Остался, правда, и живой Герман. Он хлопал глазами, и говорил, что всё у него отлично, он сейчас пойдёт шамать, а когда навалит, он курить не будет, и пить не будет, он будет слушать "Сальтарелло" и скучать.
Hичего этого не произошло. Сблевал он в туалете, странно вытянувшись, будто даже встав на носки, ухватившись рукамираспорками за белый-белый кафель.
Часы показывали десять. Его охватил приступ болтливости.
Что такое коричневый мир? Синий мир? Красный? Hет, красного мира не существует. Слишком яркий цвет. Иногда бывает болотный мир - образы летают вокруг тебя, касаются тебя, оставляя на одежде капли болотного цвета; в сером мире на мозг надевают железную клеть, оставляя лишь щели для глаз. Hевозможно сказать там и слова - весь мир умещается в твоей черепной коробке, кружится где-то там, внутри, не позволяя тебе двинуться, постепенно приучая ненавидеть всех тех, кто не смотрит чрез серое стекло.
Ржавый мир.
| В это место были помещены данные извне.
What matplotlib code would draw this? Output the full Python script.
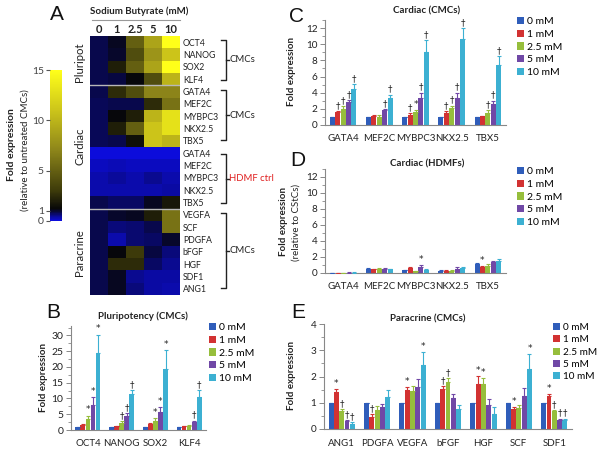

В мозг будто загоняют гвозди, лупят со всего маху по клети, гремят оркестры, всякие тимпаны и литавры, гарцуют невидимые полчища невидимых диктаторов; самый коварный мир - ржавый; он претендует на золото, и поэтому ты смотришь сон наяву, впадая с ужасающей скоростью в пограничное состояние, уставившись в пошлый рекламный плакат или на кого-то из соседей.
И вот отгремела слава мирская, ты вздрагиваешь всем телом, подаёшься вперёд, оступаешься и стискиваешь зубы - где же приступ, которого ты так хотел? Где обещанный парад? Где я на трибуне? Самый гадкий мир - ржавый.
Синий мир. Воздух пахнет озоном. Каждый раз после дождя воздух пахнет озоном. Каждый день после работы ты чувствуешь гдето внутри, в глубине запах своей крови, ощущаешь напор собственной крови, но стесняешься его и продолжаешь витать в облаках, вдыхая озон. Синий мир - самый опасный. Ты паришь, в метро улыбаешься несмело людям - правда, они хороши сегодня?
Правда, это уже не животные? Великолепный вечер. Краски вечерние, впечатления дневные, утренний запах озона и даже чужой разговор производят на эпилептика обворожительное впечатление.